--- Given data ---

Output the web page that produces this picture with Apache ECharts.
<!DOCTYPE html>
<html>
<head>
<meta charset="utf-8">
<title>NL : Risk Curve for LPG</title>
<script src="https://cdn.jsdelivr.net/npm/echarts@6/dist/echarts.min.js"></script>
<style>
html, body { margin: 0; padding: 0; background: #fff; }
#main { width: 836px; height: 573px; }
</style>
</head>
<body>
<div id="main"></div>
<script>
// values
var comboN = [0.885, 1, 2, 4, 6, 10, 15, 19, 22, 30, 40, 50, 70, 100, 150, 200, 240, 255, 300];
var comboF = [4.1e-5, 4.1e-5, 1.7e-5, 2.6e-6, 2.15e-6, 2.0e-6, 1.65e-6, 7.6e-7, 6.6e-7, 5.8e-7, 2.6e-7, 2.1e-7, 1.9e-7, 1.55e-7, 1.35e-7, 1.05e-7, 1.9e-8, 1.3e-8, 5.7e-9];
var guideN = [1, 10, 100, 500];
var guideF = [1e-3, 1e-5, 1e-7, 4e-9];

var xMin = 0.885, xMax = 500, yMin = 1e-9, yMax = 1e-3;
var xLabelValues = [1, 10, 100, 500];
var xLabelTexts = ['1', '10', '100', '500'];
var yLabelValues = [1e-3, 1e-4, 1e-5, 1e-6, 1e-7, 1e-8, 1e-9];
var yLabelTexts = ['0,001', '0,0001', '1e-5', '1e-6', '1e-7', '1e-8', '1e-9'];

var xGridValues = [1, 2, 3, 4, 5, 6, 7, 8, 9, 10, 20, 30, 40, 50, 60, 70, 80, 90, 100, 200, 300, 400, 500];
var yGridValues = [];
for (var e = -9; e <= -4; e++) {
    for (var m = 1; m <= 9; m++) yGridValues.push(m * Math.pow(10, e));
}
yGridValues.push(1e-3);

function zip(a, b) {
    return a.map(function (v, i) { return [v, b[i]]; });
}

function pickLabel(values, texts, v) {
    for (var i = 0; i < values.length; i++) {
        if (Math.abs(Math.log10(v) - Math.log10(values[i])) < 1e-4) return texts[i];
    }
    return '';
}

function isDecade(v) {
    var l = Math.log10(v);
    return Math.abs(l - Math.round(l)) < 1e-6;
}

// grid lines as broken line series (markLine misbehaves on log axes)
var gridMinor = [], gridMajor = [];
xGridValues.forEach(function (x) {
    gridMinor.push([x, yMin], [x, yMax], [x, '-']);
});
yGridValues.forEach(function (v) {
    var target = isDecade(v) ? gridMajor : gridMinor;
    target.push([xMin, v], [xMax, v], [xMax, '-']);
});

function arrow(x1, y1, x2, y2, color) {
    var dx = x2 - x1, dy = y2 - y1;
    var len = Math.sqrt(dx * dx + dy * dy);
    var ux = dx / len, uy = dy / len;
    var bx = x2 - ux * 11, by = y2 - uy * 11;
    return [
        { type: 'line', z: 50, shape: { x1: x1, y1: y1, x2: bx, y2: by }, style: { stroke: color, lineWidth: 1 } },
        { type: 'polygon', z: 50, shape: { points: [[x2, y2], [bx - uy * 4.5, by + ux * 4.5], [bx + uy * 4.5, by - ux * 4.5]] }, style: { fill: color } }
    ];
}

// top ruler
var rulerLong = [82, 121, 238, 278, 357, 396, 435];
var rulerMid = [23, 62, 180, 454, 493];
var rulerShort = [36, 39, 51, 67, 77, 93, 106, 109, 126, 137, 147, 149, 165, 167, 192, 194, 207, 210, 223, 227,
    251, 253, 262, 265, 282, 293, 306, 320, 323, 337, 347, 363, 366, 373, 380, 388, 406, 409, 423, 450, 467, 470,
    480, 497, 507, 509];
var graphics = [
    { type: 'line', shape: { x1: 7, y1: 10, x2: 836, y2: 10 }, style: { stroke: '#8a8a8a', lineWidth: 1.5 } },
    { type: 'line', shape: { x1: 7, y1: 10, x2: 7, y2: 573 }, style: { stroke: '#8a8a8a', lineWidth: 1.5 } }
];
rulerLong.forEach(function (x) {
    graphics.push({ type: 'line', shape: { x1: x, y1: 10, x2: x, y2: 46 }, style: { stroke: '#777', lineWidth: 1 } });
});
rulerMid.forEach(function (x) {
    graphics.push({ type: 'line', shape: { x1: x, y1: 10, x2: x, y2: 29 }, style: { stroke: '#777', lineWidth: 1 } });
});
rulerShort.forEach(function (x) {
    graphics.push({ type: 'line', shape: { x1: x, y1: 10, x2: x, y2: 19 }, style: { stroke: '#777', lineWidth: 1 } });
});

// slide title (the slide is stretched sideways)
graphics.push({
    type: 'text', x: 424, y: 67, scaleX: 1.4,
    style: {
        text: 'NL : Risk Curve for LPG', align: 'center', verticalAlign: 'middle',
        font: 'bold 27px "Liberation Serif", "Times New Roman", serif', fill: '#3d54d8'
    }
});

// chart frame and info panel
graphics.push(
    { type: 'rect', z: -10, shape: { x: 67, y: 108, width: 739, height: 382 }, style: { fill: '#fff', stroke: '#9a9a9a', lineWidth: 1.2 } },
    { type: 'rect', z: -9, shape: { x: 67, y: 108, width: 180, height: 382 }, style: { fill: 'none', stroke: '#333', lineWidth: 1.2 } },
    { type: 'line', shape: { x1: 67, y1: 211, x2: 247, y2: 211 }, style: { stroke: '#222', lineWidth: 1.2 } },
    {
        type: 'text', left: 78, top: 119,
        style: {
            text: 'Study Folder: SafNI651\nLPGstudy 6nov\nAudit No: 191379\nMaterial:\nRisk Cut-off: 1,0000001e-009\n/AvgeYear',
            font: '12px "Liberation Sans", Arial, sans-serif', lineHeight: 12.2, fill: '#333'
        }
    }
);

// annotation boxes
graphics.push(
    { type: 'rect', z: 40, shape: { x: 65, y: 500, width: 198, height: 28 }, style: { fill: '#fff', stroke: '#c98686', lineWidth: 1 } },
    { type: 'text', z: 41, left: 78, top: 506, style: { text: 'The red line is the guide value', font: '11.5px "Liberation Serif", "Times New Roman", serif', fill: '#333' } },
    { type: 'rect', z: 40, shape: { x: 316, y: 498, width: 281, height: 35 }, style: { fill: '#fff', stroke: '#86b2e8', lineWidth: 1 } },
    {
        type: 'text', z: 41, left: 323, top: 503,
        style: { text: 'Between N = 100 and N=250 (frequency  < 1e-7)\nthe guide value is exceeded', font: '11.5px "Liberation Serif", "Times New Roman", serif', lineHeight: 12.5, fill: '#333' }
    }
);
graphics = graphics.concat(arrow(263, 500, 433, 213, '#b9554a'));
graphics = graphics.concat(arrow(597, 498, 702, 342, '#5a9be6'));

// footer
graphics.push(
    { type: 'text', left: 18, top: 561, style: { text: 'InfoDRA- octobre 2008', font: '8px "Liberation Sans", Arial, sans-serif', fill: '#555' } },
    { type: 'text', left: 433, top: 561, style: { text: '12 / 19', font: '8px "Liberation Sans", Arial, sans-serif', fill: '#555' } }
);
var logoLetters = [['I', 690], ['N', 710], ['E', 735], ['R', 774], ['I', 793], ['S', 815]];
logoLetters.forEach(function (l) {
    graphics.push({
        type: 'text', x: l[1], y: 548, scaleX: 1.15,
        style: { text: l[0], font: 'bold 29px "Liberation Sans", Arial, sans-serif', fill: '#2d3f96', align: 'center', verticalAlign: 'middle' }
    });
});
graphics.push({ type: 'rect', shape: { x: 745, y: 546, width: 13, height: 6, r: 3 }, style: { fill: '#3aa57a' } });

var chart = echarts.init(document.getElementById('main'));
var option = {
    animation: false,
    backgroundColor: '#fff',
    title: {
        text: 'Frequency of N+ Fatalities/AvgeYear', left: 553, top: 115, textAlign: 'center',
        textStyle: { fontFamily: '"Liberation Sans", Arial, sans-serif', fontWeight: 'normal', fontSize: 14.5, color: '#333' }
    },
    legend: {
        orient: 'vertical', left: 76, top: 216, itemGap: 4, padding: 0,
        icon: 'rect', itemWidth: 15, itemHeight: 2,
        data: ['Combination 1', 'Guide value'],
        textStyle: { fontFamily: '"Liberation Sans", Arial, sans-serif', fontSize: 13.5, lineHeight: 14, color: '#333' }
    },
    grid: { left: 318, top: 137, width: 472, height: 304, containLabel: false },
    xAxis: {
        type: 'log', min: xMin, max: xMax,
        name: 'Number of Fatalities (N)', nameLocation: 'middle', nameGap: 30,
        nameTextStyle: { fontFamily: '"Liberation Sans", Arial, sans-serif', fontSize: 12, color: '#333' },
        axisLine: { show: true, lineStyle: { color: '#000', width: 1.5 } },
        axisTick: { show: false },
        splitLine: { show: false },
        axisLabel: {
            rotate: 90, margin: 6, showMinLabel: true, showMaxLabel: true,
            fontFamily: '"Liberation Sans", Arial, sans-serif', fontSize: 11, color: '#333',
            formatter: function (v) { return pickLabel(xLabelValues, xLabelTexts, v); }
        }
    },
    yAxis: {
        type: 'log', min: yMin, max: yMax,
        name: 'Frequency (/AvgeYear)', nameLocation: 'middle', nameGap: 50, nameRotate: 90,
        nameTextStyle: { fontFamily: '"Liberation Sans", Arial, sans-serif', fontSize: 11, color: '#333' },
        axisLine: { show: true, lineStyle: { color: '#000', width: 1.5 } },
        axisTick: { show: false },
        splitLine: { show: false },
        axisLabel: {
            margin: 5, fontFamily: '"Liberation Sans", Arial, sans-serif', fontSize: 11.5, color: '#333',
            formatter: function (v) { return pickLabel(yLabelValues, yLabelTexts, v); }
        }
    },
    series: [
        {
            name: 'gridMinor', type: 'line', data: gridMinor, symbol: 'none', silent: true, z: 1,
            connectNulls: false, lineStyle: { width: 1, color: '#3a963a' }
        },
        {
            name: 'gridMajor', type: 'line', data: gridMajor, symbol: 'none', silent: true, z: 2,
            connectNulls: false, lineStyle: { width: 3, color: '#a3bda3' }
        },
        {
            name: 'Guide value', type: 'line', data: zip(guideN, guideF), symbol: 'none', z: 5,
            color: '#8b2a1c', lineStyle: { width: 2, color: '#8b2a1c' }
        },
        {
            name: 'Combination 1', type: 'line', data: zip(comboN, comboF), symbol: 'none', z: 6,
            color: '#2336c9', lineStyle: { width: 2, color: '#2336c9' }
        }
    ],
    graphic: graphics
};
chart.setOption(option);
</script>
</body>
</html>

---

What you should do - Set out every line from the material that contains the string "picture".

Reply to the exercise -
Output the web page that produces this picture with Apache ECharts.

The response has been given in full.